Table 5. Security characteristics.

	[12]	[49]	[50]	[51]	[52]	[30]	[6]	[18]	[16]	[48]	Proposed
Security features:
F1	√	√	√	√	√	√	√	×	√	√	√
F2	×	√	√	×	√	√	√	×	√	√	√
F3	√	√	√	√	√	√	√	√	√	√	√
F4	√	√	√	√	√	√	√	√	×	√	√
Robust against the following:
F5	×	×	×	×	×	√	√	√	√	×	√
F6	×	√	×	√	×	√	√	√	√	√	√
F7	×	×	×	√	√	×	×	√	×	×	√
F8	×	√	√	×	√	√	√	×	×	√	√
F9	×	×	×	×	×	×	×	×	×	×	√
F10	×	×	×	√	×	×	×	√	×	×	√
F11	√	√	√	√	√	√	√	√	√	√	√
F12	×	×	×	×	×	×	×	×	×	×	√
F13	√	√	√	√	√	√	√	√	√	√	√
F14	×	×	×	×	√	×	×	×	×	×	√
F15	√	×	√	√	√	√	√	√	√	√	√
F16	×	√	√	×	√	√	√	√	√	√	√
F17	×	√	√	×	×	×	√	√	√	×	√
F18	√	√	×	√	√	√	√	×	√	√	√
F19	×	√	√	√	×	√	√	√	√	√	√

F1—Anonymity; F2—Untraceability; F3—Authentication; F4—Perfect key secrecy; F5—Side-channeling; F6—Physical capture; F7—Eavesdropping; F8—Offline guessing; F9—Spoofing; F10—Forgery; F11—Replay; F12—Session hijacking; F13—Impersonation; F14—De-synchronization; F15—MitM; F16—Privileged insider; F17—KSSTI; F18—DoS; F19—Stolen smart device; √ Supported; × Not supported or not considered.

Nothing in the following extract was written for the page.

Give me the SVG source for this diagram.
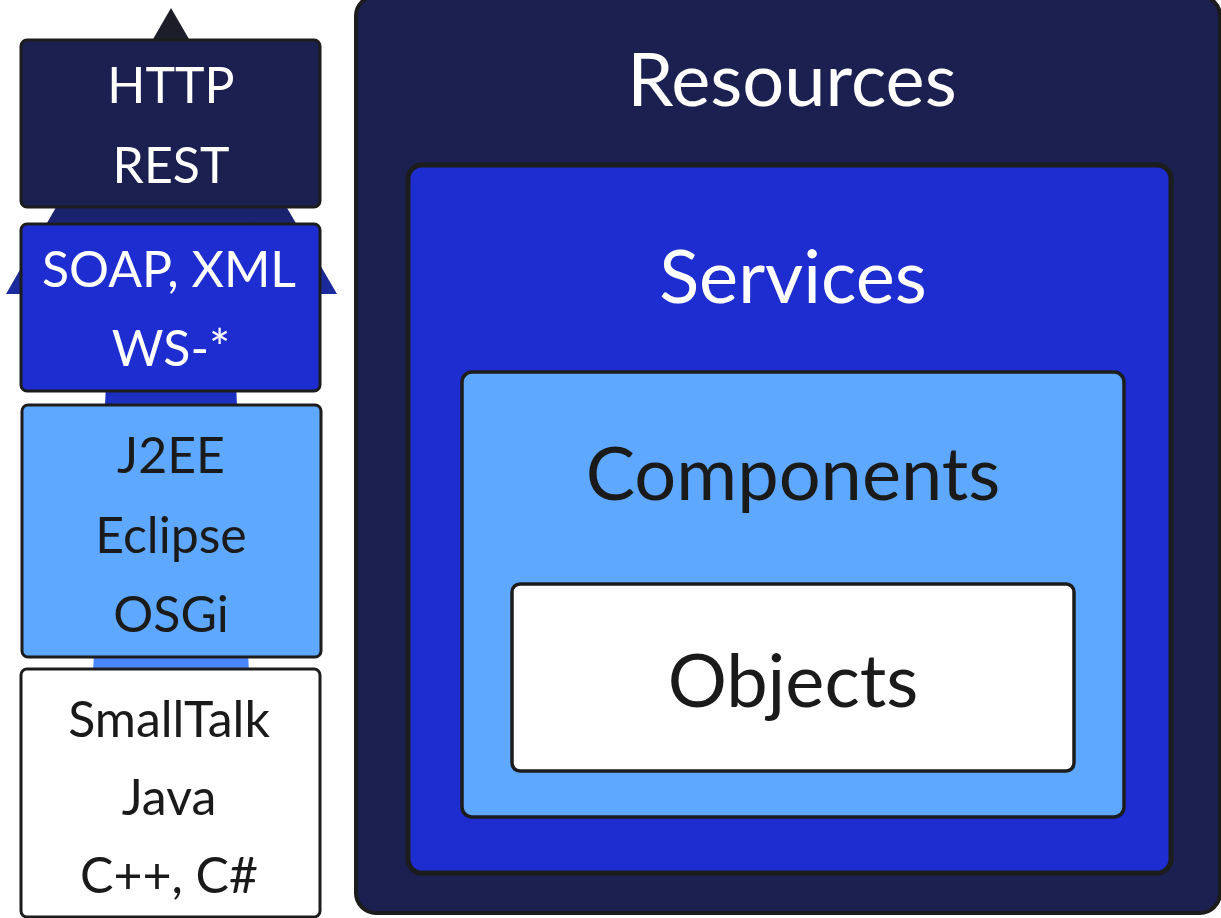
<svg xmlns="http://www.w3.org/2000/svg" width="1221" height="918" viewBox="0 0 1221 918">
  <defs>
    <linearGradient id="arrowGrad" gradientUnits="userSpaceOnUse" x1="0" y1="8" x2="0" y2="918">
      <stop offset="0" stop-color="#1d1d26"/>
      <stop offset="0.13" stop-color="#1c1f3a"/>
      <stop offset="0.23" stop-color="#1b2370"/>
      <stop offset="0.30" stop-color="#1b2a9a"/>
      <stop offset="0.42" stop-color="#1b2dbf"/>
      <stop offset="0.72" stop-color="#4a88ff"/>
      <stop offset="1" stop-color="#6aaaff"/>
    </linearGradient>
  </defs>
  <style>
    .box { stroke: #1c1c1c; stroke-width: 3; }
    .navy { fill: #1b2050; }
    .blue { fill: #1d2dcf; }
    .light { fill: #5ea8ff; }
    .white { fill: #ffffff; }
    text { font-family: Lato, "Open Sans", "Liberation Sans", sans-serif; text-anchor: middle; }
    .small { font-size: 50px; }
    .big { font-size: 74px; }
    .tw { fill: #ffffff; }
    .td { fill: #1a1a1a; }
  </style>
  <rect width="1221" height="918" fill="#ffffff"/>

  <g id="connectors">
    <path d="M171,8 L337,294 L232,294 L260,918 L82,918 L110,294 L6,294 Z" fill="url(#arrowGrad)"/>
  </g>

  <g id="node-http">
    <rect class="box navy" x="21" y="40" width="299" height="167" rx="6"/>
    <text class="small tw" x="171" y="103">HTTP</text>
    <text class="small tw" x="171" y="183">REST</text>
  </g>
  <g id="node-soap">
    <rect class="box blue" x="21" y="224" width="299" height="167" rx="6"/>
    <text class="small tw" x="169" y="287">SOAP, XML</text>
    <text class="small tw" x="171" y="366">WS-*</text>
  </g>
  <g id="node-j2ee">
    <rect class="box light" x="22" y="405" width="299" height="252" rx="6"/>
    <text class="small td" x="171" y="473">J2EE</text>
    <text class="small td" x="171" y="553">Eclipse</text>
    <text class="small td" x="171" y="632">OSGi</text>
  </g>
  <g id="node-smalltalk">
    <rect class="box white" x="21" y="669" width="299" height="248" rx="6"/>
    <text class="small td" x="169" y="737">SmallTalk</text>
    <text class="small td" x="169" y="815">Java</text>
    <text class="small td" x="169" y="893">C++, C#</text>
  </g>

  <g id="node-resources">
    <rect class="navy" x="356" y="-4" width="864" height="917" rx="20" stroke="#1c1c1c" stroke-width="4"/>
    <text class="big tw" x="792" y="106">Resources</text>
  </g>
  <g id="node-services">
    <rect class="blue" x="408" y="165" width="763" height="708" rx="14" stroke="#1c1c1c" stroke-width="5"/>
    <text class="big tw" x="793" y="303">Services</text>
  </g>
  <g id="node-components">
    <rect class="light" x="462" y="372" width="662" height="445" rx="10" stroke="#1c1c1c" stroke-width="3.5"/>
    <text class="big td" x="793" y="500">Components</text>
  </g>
  <g id="node-objects">
    <rect class="white" x="512" y="584" width="562" height="187" rx="8" stroke="#1c1c1c" stroke-width="3.5"/>
    <text class="big td" x="793" y="707">Objects</text>
  </g>
</svg>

presents the comparative evaluation of the features of our scheme against other related protocols.

It is evident from Table 5 that the security protocol in [12] supports only seven features, rendering it the most vulnerable. Conversely, the protocols in [50,51] support 11 features each, while the schemes in [16,18,48,49,52] support 12 features each. For its part, the protocol in [30] supports 13 features, while the scheme in [6] offers support for 14 features. However, our proposed scheme supports all 19 of the security features. Overall, the proposed scheme has been demonstrated to offer robust security at relatively low communication costs and the least computation costs, as well as the lowest energy consumption. Since the majority of the devices in precision agriculture are resource-constrained, our scheme is the most suitable this environment. Our scheme adopts the conventional communication framework typical in existing farming systems, where we have central controllers, users and sensor nodes. In addition, the proposed scheme deploys only one-way hashing functions, which are lightweight. As such, no additional hardware is required for extensive computations. Consequently, our protocol is easy to integrate into existing farming systems such as drones and other IoT devices.

6. Conclusions

The need to increase the food supply in the face of limited resources for the ever-growing global population has seen the incorporation of smart technologies in agriculture. Sensors in precision agriculture collect information such as water content, soil moisture, humidity and temperature, which are then analyzed to facilitate decision making. These technologies have been shown to result in increased agricultural yields at low labor and resources. In spite of these positive contributions of smart agronomy, the amalgamation of a wide range of sensors and technologies coupled with the deployment of open wireless internet for message exchange results in numerous security threats. Although many solutions have been presented in the literature, security vulnerabilities and high resource requirements in most of these schemes render them unsuitable for deployment in resource-limited PA devices. The developed scheme is demonstrated to mitigate the majority of these security threats, such as packet replay, MitM, DoS, de-synchronization, privileged insider, impersonation and spoofing attacks. From the performance perspective, our technique consumes the least energy and computational resources while incurring relatively lower communication overheads. As such, our protocol can reduce operational costs and improve the resilience of agricultural IoT networks. Future research in this area will involve further improvements in the obtained communication costs so as to make it bandwidth-friendly. In addition, real-world testing and various case studies may be carried out against this scheme.